Neural Network Processing Assist Facility (NNPA) is implemented on processor units of IBM z16. Onnx-mlir can use it via IBM Z Deep Neural Network Library (zDNN). Building and lit tests runs on other IBM Z systems(eg. z15), but numerical tests need to run on z16.
Add following CMake option to build onnx-mlir for NNPA. Regarding build command for Linux OS, see here
-DONNX_MLIR_ACCELERATORS=NNPA
The lit tests for NNPA are included in test/mlir/accelerators/nnpa
. When building onnx-mlir for NNPA, these lit tests also run with the following same command with CPU.
cmake --build . --target check-onnx-lit
Numerical tests for NNPA are provided in test/accelerators/NNPA/numerical
. Currently tests for Conv2D, MatMul2D, Gemm, LSTM, and GRU are provided and run using following command. These tests can check if a zDNN instruction is included in the generated shared library using an environment variable TEST_INSTRUCTION
. Also, to check the accuracy of the results, ATOL and RTOL can be set by using environment TEST_ATOL
and TEST_RTOL
. An environment variable TEST_DATARANGE
are provided to set lower and upper bound of data range. They can be set "," such as "-0.1,0.1". To configure the test cases, an environment variable TEST_CONFIG
are provided. Current configurations are written in section of each test below.

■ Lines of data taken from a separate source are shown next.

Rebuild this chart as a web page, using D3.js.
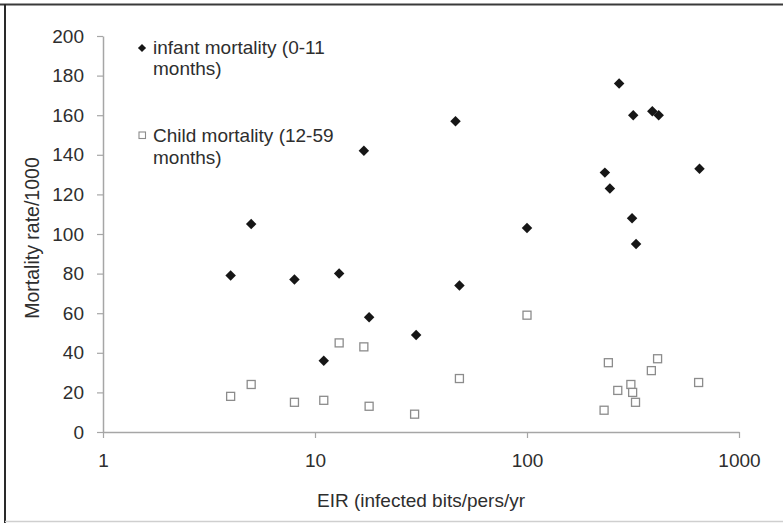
<!DOCTYPE html>
<html>
<head>
<meta charset="utf-8">
<script src="https://cdn.jsdelivr.net/npm/d3@7"></script>
<style>
  html, body { margin: 0; padding: 0; background: #fff; }
  svg { display: block; font-family: "Liberation Sans", Arial, sans-serif; }
</style>
</head>
<body>
<svg id="chart" width="783" height="523"></svg>
<script>
// EIR (infective bites per person per year) and mortality rates per 1000
const infantEIR = [4, 5, 8, 11, 13, 17, 18, 30, 46, 48, 100, 233, 246, 272, 313, 317, 327, 390, 418, 651];
const infantMortality = [79, 105, 77, 36, 80, 142, 58, 49, 157, 74, 103, 131, 123, 176, 108, 160, 95, 162, 160, 133];
const childEIR = [4, 5, 8, 11, 13, 17, 18, 29.5, 48, 100, 231, 242, 268, 309, 315, 325, 386, 413, 645];
const childMortality = [18, 24, 15, 16, 45, 43, 13, 9, 27, 59, 11, 35, 21, 24, 20, 15, 31, 37, 25];
const xTicks = [1, 10, 100, 1000];
const yTicks = [0, 20, 40, 60, 80, 100, 120, 140, 160, 180, 200];
const legendLabels = [["infant mortality (0-11", "months)"], ["Child mortality (12-59", "months)"]];

const svg = d3.select("#chart");
const W = 783, H = 523;
const textColor = "#2e2e2e";
const axisColor = "#a6a6a6";
const fs = 19;

// outer frame: dark top/left, light bottom
svg.append("line").attr("x1", 0).attr("x2", W).attr("y1", 4.5).attr("y2", 4.5)
  .attr("stroke", "#3a3a3a").attr("stroke-width", 2);
svg.append("line").attr("x1", 5).attr("x2", 5).attr("y1", 4).attr("y2", H)
  .attr("stroke", "#2a2a2a").attr("stroke-width", 2);
svg.append("line").attr("x1", 5).attr("x2", W).attr("y1", 521.5).attr("y2", 521.5)
  .attr("stroke", "#cfcfcf").attr("stroke-width", 1.5);

const x = d3.scaleLog().domain([1, 1000]).range([103, 739]);
const y = d3.scaleLinear().domain([0, 200]).range([432, 36]);

// y axis
const yAxis = svg.append("g").attr("transform", `translate(${x(1)},0)`)
  .call(d3.axisLeft(y).tickValues(yTicks).tickFormat(d3.format("d")).tickSize(6).tickSizeOuter(0));
yAxis.select(".domain").attr("stroke", axisColor).attr("stroke-width", 1.5);
yAxis.selectAll(".tick line").attr("stroke", axisColor).attr("stroke-width", 1.2);
yAxis.selectAll(".tick text").attr("fill", textColor).attr("font-size", fs)
  .attr("x", -19).attr("font-family", "Liberation Sans, Arial, sans-serif");

// x axis
const xAxis = svg.append("g").attr("transform", `translate(0,${y(0)})`)
  .call(d3.axisBottom(x).tickValues(xTicks).tickFormat(d3.format("d")).tickSize(6).tickSizeOuter(0));
xAxis.select(".domain").attr("stroke", axisColor).attr("stroke-width", 1.5);
xAxis.selectAll(".tick line").attr("stroke", axisColor).attr("stroke-width", 1.2);
xAxis.selectAll(".tick text").attr("fill", textColor).attr("font-size", fs)
  .attr("y", 22).attr("font-family", "Liberation Sans, Arial, sans-serif");

// axis titles
svg.append("text").attr("x", 421).attr("y", 507).attr("text-anchor", "middle")
  .attr("font-size", fs).attr("fill", textColor).text("EIR (infected bits/pers/yr");
svg.append("text").attr("transform", "translate(39,238) rotate(-90)").attr("text-anchor", "middle")
  .attr("font-size", fs + 0.5).attr("fill", textColor).text("Mortality rate/1000");

const diamond = d3.symbol().type(d3.symbolDiamond2).size(70);

// child mortality: open squares
svg.append("g").selectAll("rect").data(childEIR).join("rect")
  .attr("x", (d) => x(d) - 4).attr("y", (d, i) => y(childMortality[i]) - 4)
  .attr("width", 8).attr("height", 8)
  .attr("fill", "#fff").attr("stroke", "#8c8c8c").attr("stroke-width", 1.3);

// infant mortality: filled diamonds
svg.append("g").selectAll("path").data(infantEIR).join("path")
  .attr("transform", (d, i) => `translate(${x(d)},${y(infantMortality[i])})`)
  .attr("d", diamond).attr("fill", "#161616");

// legend
const lg = svg.append("g");
lg.append("path").attr("transform", "translate(142,48)").attr("d", d3.symbol().type(d3.symbolDiamond2).size(42)).attr("fill", "#161616");
lg.append("rect").attr("x", 139).attr("y", 132).attr("width", 6.5).attr("height", 6.5)
  .attr("fill", "#fff").attr("stroke", "#8c8c8c").attr("stroke-width", 1.1);
[[53.5, 0], [142, 1]].forEach(([base, k]) => {
  legendLabels[k].forEach((line, j) => {
    lg.append("text").attr("x", 153).attr("y", base + j * 21.5)
      .attr("font-size", fs).attr("fill", textColor).text(line);
  });
});
</script>
</body>
</html>
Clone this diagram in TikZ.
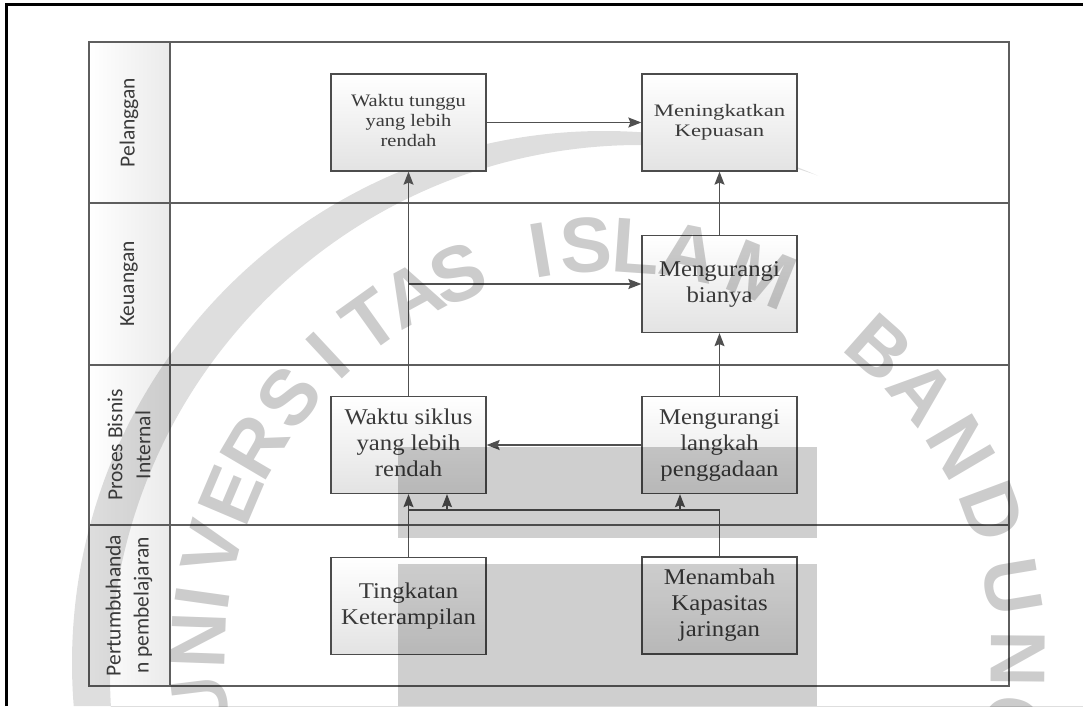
\documentclass[tikz,border=0pt]{standalone}
\usepackage{fontspec}
\usepackage{graphicx}
\setmainfont{Liberation Serif}
\newfontfamily\lanefont{Carlito}
\newfontfamily\wmfont{Liberation Sans}
\usetikzlibrary{arrows.meta}
\definecolor{gridline}{HTML}{5E5E5E}
\definecolor{boxline}{HTML}{4C4C4C}
\definecolor{boxtext}{HTML}{3A3A3A}
\definecolor{lanetext}{HTML}{3A3A3A}
\definecolor{wire}{HTML}{505050}
% box label, slightly widened
\newcommand{\boxlabel}[2]{\scalebox{#1}[1]{\begin{tabular}{@{}c@{}}#2\end{tabular}}}
\begin{document}
\begin{tikzpicture}[x=1pt,y=-1pt,
  grid/.style={draw=gridline,line width=1.3pt},
  lane/.style={rotate=90,align=center,text=lanetext,inner sep=0pt,
    font=\lanefont\fontsize{21.5}{28}\selectfont},
  goal/.style={draw=boxline,line width=1.3pt,top color=white,bottom color=black!11,
    minimum width=155pt,minimum height=97pt,inner sep=0pt,text=boxtext,
    font=\fontsize{22.5}{26}\selectfont},
  goalsmall/.style={goal,font=\fontsize{17.5}{20}\selectfont},
  arr/.style={draw=wire,line width=1.3pt,
    -{Stealth[length=13pt,width=10pt,inset=2pt,fill=wire]}},
  veil/.style={fill=black,opacity=0.19},
  wm/.style={text=black,text opacity=0.2,inner sep=0pt,
    font=\wmfont\bfseries\fontsize{78}{78}\selectfont}
]
\useasboundingbox (0,0) rectangle (1083,706);
\fill[white] (0,0) rectangle (1083,706);

% page frame
\draw[line width=3pt] (6.5,706) -- (6.5,4.5) -- (1083,4.5);

% lanes
\fill[left color=white,right color=black!8] (89,42) rectangle (170,686);
\draw[grid] (89,42) rectangle (1009,686);
\draw[grid] (170,42) -- (170,686);
\draw[grid] (89,203) -- (1009,203);
\draw[grid] (89,365) -- (1009,365);
\draw[grid] (89,525) -- (1009,525);

% seal crescent
\begin{scope}
  \clip (604,663) circle[radius=532];
  \fill[black,opacity=0.13,even odd rule] (0,0) rectangle (1083,706)
    (640,675) circle[radius=530];
\end{scope}

\node[lane] (l1) at (129,122.5) {Pelanggan};
\node[lane] (l2) at (129,284) {Keuangan};
\node[lane] (l3) at (129,445) {Proses Bisnis\\Internal};
\node[lane] (l4) at (129,605.5) {Pertumbuhanda\\n pembelajaran};

% objectives
\node[goalsmall] (b1) at (408.5,122.5) {\boxlabel{1.17}{Waktu tunggu\\yang lebih\\rendah}};
\node[goalsmall] (b2) at (719.5,122.5) {\boxlabel{1.3}{Meningkatkan\\Kepuasan}};
\node[goal] (b3) at (719.5,284) {\boxlabel{1.1}{Mengurangi\\bianya}};
\node[goal] (b4) at (719.5,445) {\boxlabel{1.1}{Mengurangi\\langkah\\penggadaan}};
\node[goal] (b5) at (408.5,445) {\boxlabel{1.1}{Waktu siklus\\yang lebih\\rendah}};
\node[goal] (b6) at (408.5,606) {\boxlabel{1.1}{Tingkatan\\Keterampilan}};
\node[goal] (b7) at (719.5,605.5) {\boxlabel{1.1}{Menambah\\Kapasitas\\jaringan}};

% links
\coordinate (busL) at (447,510);
\coordinate (busR) at (680,510);
\draw[arr] (b1.east) -- (b2.west);
\draw[arr] (b5.north) -- (b1.south);
\draw[arr] (b5.north |- b3.west) -- (b3.west);
\draw[arr] (b3.north) -- (b2.south);
\draw[arr] (b4.north) -- (b3.south);
\draw[arr] (b4.west) -- (b5.east);
\draw[arr] (b6.north) -- (b5.south);
\draw[arr] (b7.north) |- (busL) -- (busL |- b5.south);
\draw[arr] (b6.north) |- (busR) -- (busR |- b4.south);

% grey bands
\fill[veil] (398,447) rectangle (817,538);
\fill[veil] (398,564) rectangle (817,706);

% seal lettering
\foreach \ch/\a [count=\i] in {U/187,N/178,I/172,V/165,E/157,R/149.5,S/141,I/133,
    T/125.5,A/118.5,S/111.5,I/99.5,S/93,L/86,A/78.5,M/68,
    B/48.5,A/40,N/30.5,D/20.5,U/9.5,N/-0.5,G/-10}
  \node[wm,rotate=\a-90] (wm\i) at ({608+410*cos(\a)},{655-410*sin(\a)}) {\ch};
\end{tikzpicture}
\end{document}
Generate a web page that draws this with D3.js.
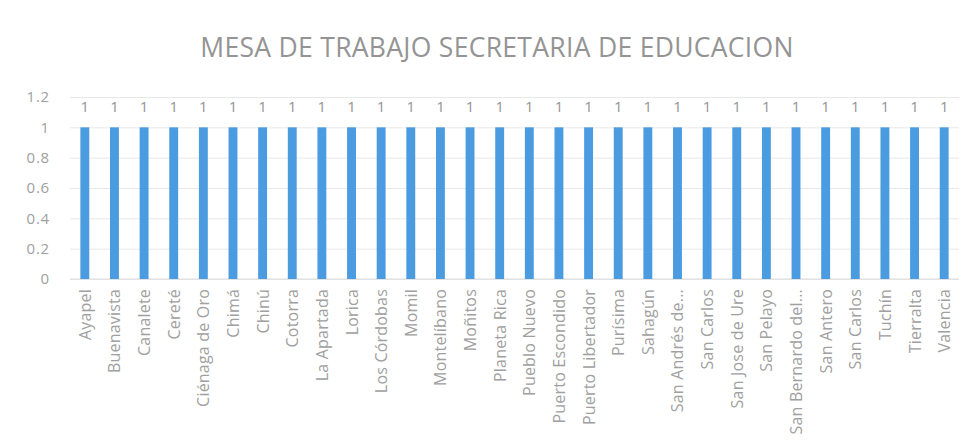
<!DOCTYPE html>
<html>
<head>
<meta charset="utf-8">
<script src="https://cdn.jsdelivr.net/npm/d3@7"></script>
<style>
  body { margin: 0; background: #fff; }
  text { font-family: "Open Sans", "Liberation Sans", sans-serif; }
</style>
</head>
<body>
<div id="chart"></div>
<script>
const municipios = ["Ayapel", "Buenavista", "Canalete", "Cereté", "Ciénaga de Oro", "Chimá", "Chinú",
  "Cotorra", "La Apartada", "Lorica", "Los Córdobas", "Momil", "Montelíbano", "Moñitos",
  "Planeta Rica", "Pueblo Nuevo", "Puerto Escondido", "Puerto Libertador", "Purísima",
  "Sahagún", "San Andrés de...", "San Carlos", "San Jose de Ure", "San Pelayo",
  "San Bernardo del...", "San Antero", "San Carlos", "Tuchín", "Tierralta", "Valencia"];
const valores = [1, 1, 1, 1, 1, 1, 1, 1, 1, 1, 1, 1, 1, 1, 1, 1, 1, 1, 1, 1, 1, 1, 1, 1, 1, 1, 1, 1, 1, 1];
const yTicks = [0, 0.2, 0.4, 0.6, 0.8, 1, 1.2];

const width = 971, height = 441;
const margin = { top: 97, right: 12, bottom: 162, left: 70 };

const svg = d3.select("#chart")
  .append("svg")
  .attr("width", width)
  .attr("height", height);

// indices so the two "San Carlos" stay separate bands
const x = d3.scaleBand()
  .domain(d3.range(municipios.length))
  .range([margin.left, width - margin.right])
  .paddingInner(0.7)
  .paddingOuter(0.35);

const y = d3.scaleLinear()
  .domain([0, 1.2])
  .range([height - margin.bottom, margin.top]);

svg.append("text")
  .attr("x", 497)
  .attr("y", 57)
  .attr("text-anchor", "middle")
  .attr("font-size", 26.5)
  .attr("letter-spacing", 0.3)
  .attr("fill", "#949494")
  .text("MESA DE TRABAJO SECRETARIA DE EDUCACION");

// gridlines + y labels
const yAxis = svg.append("g")
  .attr("transform", `translate(${margin.left},0)`)
  .call(d3.axisLeft(y).tickValues(yTicks).tickFormat(d3.format("~g"))
    .tickSize(-(width - margin.left - margin.right)).tickPadding(20));
yAxis.select(".domain").remove();
yAxis.selectAll("line").attr("stroke", "#e8e8e8");
yAxis.selectAll("text").attr("font-size", 15).attr("fill", "#a0a0a0")
  .attr("letter-spacing", 0.8)
  .style("font-family", "'Open Sans', sans-serif");

svg.append("line")
  .attr("x1", margin.left).attr("x2", width - margin.right)
  .attr("y1", y(0)).attr("y2", y(0))
  .attr("stroke", "#dcdcdc");

svg.append("g")
  .selectAll("rect")
  .data(valores)
  .enter().append("rect")
  .attr("x", (d, i) => x(i))
  .attr("width", x.bandwidth())
  .attr("y", d => y(d))
  .attr("height", d => y(0) - y(d))
  .attr("fill", "#4a9be0");

svg.append("g")
  .selectAll("text")
  .data(valores)
  .enter().append("text")
  .attr("x", (d, i) => x(i) + x.bandwidth() / 2)
  .attr("y", d => y(d) - 15)
  .attr("text-anchor", "middle")
  .attr("font-size", 15)
  .attr("fill", "#949494")
  .text(d => d);

svg.append("g")
  .selectAll("text")
  .data(municipios)
  .enter().append("text")
  .attr("transform", (d, i) => `translate(${x(i) + x.bandwidth() / 2 + 6},${y(0) + 10}) rotate(-90)`)
  .attr("text-anchor", "end")
  .attr("font-size", 16)
  .attr("letter-spacing", 0.2)
  .attr("fill", "#a0a0a0")
  .text(d => d);
</script>
</body>
</html>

cmake --build . --config Release --target check-onnx-numerical-nnpa
These tests uses the same test code with numerical tests for CPU (test/modellib
and test/numerial
), but uses different cmake file(test/accelerator/NNPA/numerical/CMakeLists.txt
).
Since Conv2D in zDNN library only supports the case where dilation equals to one, dilation is always set to one in the test. Also, padding types are set as VALID and SAME_UPPER since they are only suppored. All dimensions are static since dynamic height and weight dimension are currently not supported. These configurations are set automatically when using --maccel=NNPA
, which are equivalent to manually setting the environment variable TEST_CONFIG
to "-dim=static -dilation=1 -padding=valid_upper".
alpha
and beta
in Gemm are always one, which are supported case by zDNN library. These configurations are set automatically when using --maccel=NNPA
, which are equivalent to manually setting the environment variable TEST_CONFIG
to "-alpha=1 -beta=1".
Peephole tensor is not tested since LSTM in zDNN library does not support it. These configurations are set automatically when using --maccel=NNPA
, which are equivalent to manually setting the environment variable TEST_CONFIG
to "-peephole=0".
GRU of zDNN library supports only the case where the linear transformation is applied before multiplying by the output of the reset gata. It is configured automatically when using --maccel=NNPA
, which are equivalent to manually setting the environment variable TEST_CONFIG
to "-linearBeforeReset=1".
Backend tests for NNPA are provided in test/accelerators/NNPA/backend
. It can be run with following command. Only test cases supported by zDNN runs as listed in test/accelerators/NNPA/backend/CMakeLists.txt
.
cmake --build . --config Release --target check-onnx-backend-nnpa
ATOL and RTOL for NNPA are set using environment variables TEST_ATOL
and TEST_RTOL
in the CMakeLists.txt
.
Also, the environment variables TEST_INSTRUCTION_CHECK
and TEST_CASE_BY_USER
allow you to check if the NNPA instruction is generated in the shared library. In CMakeLists.txt
, TEST_INSTRUCTION_CHECK
is set to true and TEST_CASE_BY_USER
contains the test case and instruction name. If the instruction name is not found in the shared library, the test will fail.